### Supplied data:
▽
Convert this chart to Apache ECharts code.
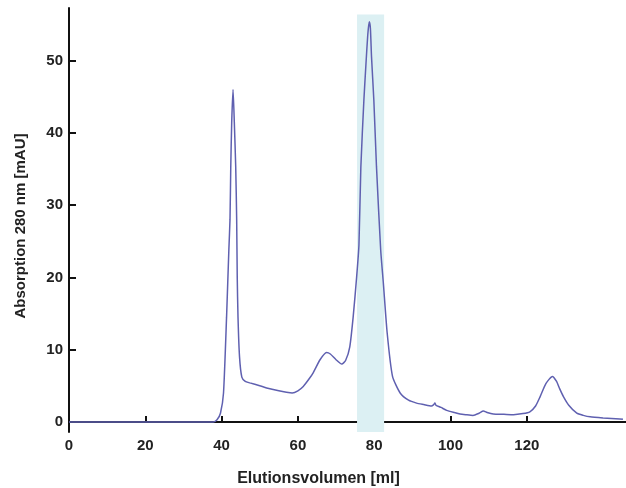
<!DOCTYPE html>
<html>
<head>
<meta charset="utf-8">
<script src="https://cdn.jsdelivr.net/npm/echarts@6/dist/echarts.min.js"></script>
<style>html,body{margin:0;padding:0;background:#fff}#c{width:626px;height:488px}</style>
</head>
<body>
<div id="c"></div>
<script>
// Elution volume (ml)
const volume = [0, 10, 20, 30, 37.8, 38.8, 39.7, 40.5, 41.3, 41.9, 42.2, 42.4, 42.65, 43.0, 43.33, 43.7, 43.95, 44.1, 44.3, 44.7, 45.3, 46.2, 47.4, 50, 51.8, 55, 57, 58.5, 60, 61.4, 63, 64, 65.8, 67.5, 68.5, 70, 71.5, 72.5, 73.6, 74.5, 75.4, 76.0, 76.5, 77.3, 77.8, 78.3, 78.7, 79.0, 79.3, 79.9, 80.6, 81.7, 82.4, 83.4, 84.8, 86.8, 89, 91.1, 93, 95.0, 95.6, 95.9, 96.2, 97.5, 99.0, 101, 102.5, 104, 105.9, 107.5, 108.6, 109.6, 111.2, 114, 116.5, 119, 120.8, 122.3, 123.5, 125, 126.7, 127.8, 128.6, 129.6, 131, 133.1, 134.8, 136.6, 140, 144.4, 145.2];
// Absorption at 280 nm (mAU)
const absorption = [0, 0, 0, 0, 0, 0.3, 1.2, 4, 14.5, 23.8, 28, 35.3, 41.5, 46.0, 41.5, 35.3, 28, 20, 14.5, 9, 6.2, 5.6, 5.4, 5.0, 4.7, 4.3, 4.1, 4.0, 4.3, 4.9, 6.0, 6.8, 8.6, 9.6, 9.4, 8.6, 8.0, 8.5, 10.4, 14.6, 20.1, 24.5, 35.3, 44.6, 49.2, 53.5, 55.4, 54.5, 50.5, 44.6, 35.3, 23.8, 19.2, 12.3, 6.3, 4.0, 3.0, 2.6, 2.4, 2.2, 2.4, 2.6, 2.3, 2.0, 1.6, 1.3, 1.1, 1.0, 0.9, 1.2, 1.5, 1.3, 1.1, 1.05, 1.0, 1.15, 1.4, 2.2, 3.5, 5.3, 6.3, 5.6, 4.6, 3.5, 2.3, 1.2, 0.9, 0.7, 0.55, 0.4, 0.35];
const xTicks = [0, 20, 40, 60, 80, 100, 120];
const yTicks = [0, 10, 20, 30, 40, 50];
// collected fraction (highlighted band)
const bandStart = 75.5;
const bandEnd = 82.6;
const bandTop = 56.4;
const xMin = 0, xMax = 146, yMin = -1.4, yMax = 57.3;

const data = volume.map((v, i) => [v, absorption[i]]);
const font = 'Liberation Sans, Arial, sans-serif';
const chart = echarts.init(document.getElementById('c'), null, {renderer: 'canvas'});
chart.setOption({
  animation: false,
  backgroundColor: '#fff',
  grid: {left: 69, right: 0, top: 8, bottom: 56, containLabel: false, outerBoundsMode: 'none'},
  xAxis: {
    type: 'value', min: xMin, max: xMax,
    name: 'Elutionsvolumen [ml]', nameLocation: 'middle', nameGap: 39,
    nameTextStyle: {fontFamily: font, fontSize: 16, fontWeight: 'bold', color: '#222', padding: [0, 58, 0, 0]},
    axisLine: {show: true, lineStyle: {color: '#111', width: 2}},
    axisTick: {show: true, inside: true, length: 6, lineStyle: {color: '#111', width: 2}, customValues: xTicks},
    axisLabel: {fontFamily: font, fontSize: 15, fontWeight: 'bold', color: '#222', margin: 6, customValues: xTicks},
    splitLine: {show: false}
  },
  yAxis: {
    type: 'value', min: yMin, max: yMax,
    name: 'Absorption 280 nm [mAU]', nameLocation: 'middle', nameGap: 41, nameRotate: 90,
    nameTextStyle: {fontFamily: font, fontSize: 15, fontWeight: 'bold', color: '#222', padding: [0, 12, 0, 0]},
    axisLine: {show: true, lineStyle: {color: '#111', width: 2}},
    axisTick: {show: true, inside: true, length: 7, lineStyle: {color: '#111', width: 2}, customValues: yTicks},
    axisLabel: {fontFamily: font, fontSize: 15, fontWeight: 'bold', color: '#222', margin: 6, customValues: yTicks},
    splitLine: {show: false}
  },
  series: [{
    type: 'line', data: data, showSymbol: false, smooth: 0.2,
    lineStyle: {color: '#5f60b0', width: 1.5},
    markArea: {
      silent: true,
      itemStyle: {color: '#dcf0f3'},
      data: [[{xAxis: bandStart, yAxis: yMin}, {xAxis: bandEnd, yAxis: bandTop}]]
    },
    z: 3
  }]
});
</script>
</body>
</html>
△
### What is being asked:
Copy the material exactly. Do not include the pictures.

### Output of the task:
Convert this chart to Apache ECharts code.
<!DOCTYPE html>
<html>
<head>
<meta charset="utf-8">
<script src="https://cdn.jsdelivr.net/npm/echarts@6/dist/echarts.min.js"></script>
<style>html,body{margin:0;padding:0;background:#fff}#c{width:626px;height:488px}</style>
</head>
<body>
<div id="c"></div>
<script>
// Elution volume (ml)
const volume = [0, 10, 20, 30, 37.8, 38.8, 39.7, 40.5, 41.3, 41.9, 42.2, 42.4, 42.65, 43.0, 43.33, 43.7, 43.95, 44.1, 44.3, 44.7, 45.3, 46.2, 47.4, 50, 51.8, 55, 57, 58.5, 60, 61.4, 63, 64, 65.8, 67.5, 68.5, 70, 71.5, 72.5, 73.6, 74.5, 75.4, 76.0, 76.5, 77.3, 77.8, 78.3, 78.7, 79.0, 79.3, 79.9, 80.6, 81.7, 82.4, 83.4, 84.8, 86.8, 89, 91.1, 93, 95.0, 95.6, 95.9, 96.2, 97.5, 99.0, 101, 102.5, 104, 105.9, 107.5, 108.6, 109.6, 111.2, 114, 116.5, 119, 120.8, 122.3, 123.5, 125, 126.7, 127.8, 128.6, 129.6, 131, 133.1, 134.8, 136.6, 140, 144.4, 145.2];
// Absorption at 280 nm (mAU)
const absorption = [0, 0, 0, 0, 0, 0.3, 1.2, 4, 14.5, 23.8, 28, 35.3, 41.5, 46.0, 41.5, 35.3, 28, 20, 14.5, 9, 6.2, 5.6, 5.4, 5.0, 4.7, 4.3, 4.1, 4.0, 4.3, 4.9, 6.0, 6.8, 8.6, 9.6, 9.4, 8.6, 8.0, 8.5, 10.4, 14.6, 20.1, 24.5, 35.3, 44.6, 49.2, 53.5, 55.4, 54.5, 50.5, 44.6, 35.3, 23.8, 19.2, 12.3, 6.3, 4.0, 3.0, 2.6, 2.4, 2.2, 2.4, 2.6, 2.3, 2.0, 1.6, 1.3, 1.1, 1.0, 0.9, 1.2, 1.5, 1.3, 1.1, 1.05, 1.0, 1.15, 1.4, 2.2, 3.5, 5.3, 6.3, 5.6, 4.6, 3.5, 2.3, 1.2, 0.9, 0.7, 0.55, 0.4, 0.35];
const xTicks = [0, 20, 40, 60, 80, 100, 120];
const yTicks = [0, 10, 20, 30, 40, 50];
// collected fraction (highlighted band)
const bandStart = 75.5;
const bandEnd = 82.6;
const bandTop = 56.4;
const xMin = 0, xMax = 146, yMin = -1.4, yMax = 57.3;

const data = volume.map((v, i) => [v, absorption[i]]);
const font = 'Liberation Sans, Arial, sans-serif';
const chart = echarts.init(document.getElementById('c'), null, {renderer: 'canvas'});
chart.setOption({
  animation: false,
  backgroundColor: '#fff',
  grid: {left: 69, right: 0, top: 8, bottom: 56, containLabel: false, outerBoundsMode: 'none'},
  xAxis: {
    type: 'value', min: xMin, max: xMax,
    name: 'Elutionsvolumen [ml]', nameLocation: 'middle', nameGap: 39,
    nameTextStyle: {fontFamily: font, fontSize: 16, fontWeight: 'bold', color: '#222', padding: [0, 58, 0, 0]},
    axisLine: {show: true, lineStyle: {color: '#111', width: 2}},
    axisTick: {show: true, inside: true, length: 6, lineStyle: {color: '#111', width: 2}, customValues: xTicks},
    axisLabel: {fontFamily: font, fontSize: 15, fontWeight: 'bold', color: '#222', margin: 6, customValues: xTicks},
    splitLine: {show: false}
  },
  yAxis: {
    type: 'value', min: yMin, max: yMax,
    name: 'Absorption 280 nm [mAU]', nameLocation: 'middle', nameGap: 41, nameRotate: 90,
    nameTextStyle: {fontFamily: font, fontSize: 15, fontWeight: 'bold', color: '#222', padding: [0, 12, 0, 0]},
    axisLine: {show: true, lineStyle: {color: '#111', width: 2}},
    axisTick: {show: true, inside: true, length: 7, lineStyle: {color: '#111', width: 2}, customValues: yTicks},
    axisLabel: {fontFamily: font, fontSize: 15, fontWeight: 'bold', color: '#222', margin: 6, customValues: yTicks},
    splitLine: {show: false}
  },
  series: [{
    type: 'line', data: data, showSymbol: false, smooth: 0.2,
    lineStyle: {color: '#5f60b0', width: 1.5},
    markArea: {
      silent: true,
      itemStyle: {color: '#dcf0f3'},
      data: [[{xAxis: bandStart, yAxis: yMin}, {xAxis: bandEnd, yAxis: bandTop}]]
    },
    z: 3
  }]
});
</script>
</body>
</html>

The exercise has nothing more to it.